The production of cereals in South Sudan has improved, providing some respite to households grappling with an acute food crisis, says a joint report from the country’s Ministry of Agriculture and UN agencies that was launched on Monday.
The Food and Agriculture of the United Nations (FAO), the World Food Programme (WFP), the Ministry of Agriculture and Food Security, and the National Bureau of Statistics said in the report that net cereal production hit 936,200 tons during the January-December 2022, an 11.5 percent increase compared to the same period of 2021.
However, FAO said the cereal deficit is estimated at 485,400 tons, 10.2 percent below the deficit estimated for 2022, and two percent below the 2018-2022 average.

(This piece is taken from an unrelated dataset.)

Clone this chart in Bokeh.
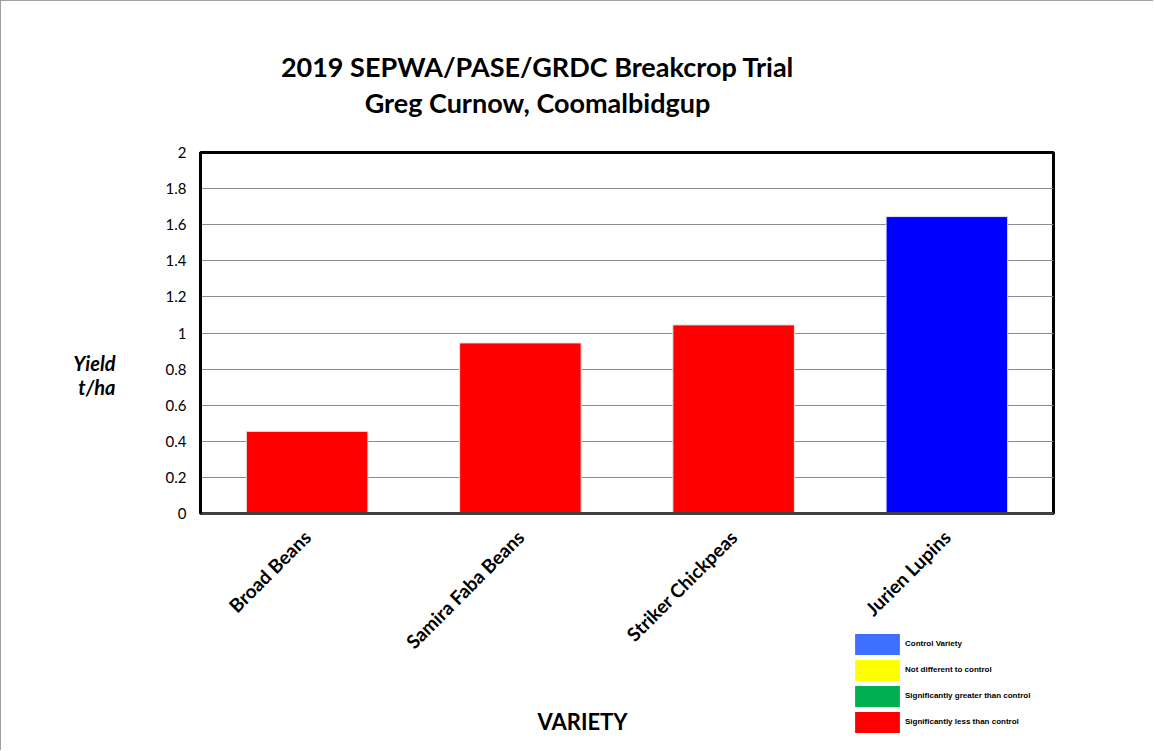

Meshack Malo, FAO Representative in South Sudan, attributed the increase in production to improved security which allowed displaced households to return to their place of origin and engage in agricultural production, and favorable rains over most cropping regions.
“Despite continued challenges, the 2022 Crop and Food Security Assessment Mission findings are encouraging because they show South Sudan is headed in the right direction regarding food production. In order to increase food security in the country, South Sudanese need to be able to grow their own food,” Malo said during the report’s launch in Juba, the capital of South Sudan.
He said FAO supports farmers with seeds, tools, technical training, and market development, as well as providing assistance to developing the seed sector which brings agriculture in the country one step closer to self-sufficiency.
Malo noted that higher cereal production occurred despite several challenges faced by farmers, including the presence of pests, wildlife and climatic shocks.
Flooding, insecurity, high food and fuel prices, a depreciation of the South Sudanese Pound, reduced humanitarian assistance, and weak market integration all contributed to persistent food insecurity in many areas, Malo said.
He revealed that an estimated 130,000 hectares of cultivated land were damaged by floods, resulting in an estimated loss of 65,000 tons of cereals.
Mary-Ellen McGroarty, WFP Representative in South Sudan, hailed the increase in cereals production, saying it is critical that farmers have the tools and support they need to be resilient in the face of a multitude of shocks.
McGroarty added that WFP is working with farmers to adapt to climatic stresses, adding that in some areas that are prone to flooding, a partnership with FAO is helping families to begin growing rice which thrives in waterlogged conditions.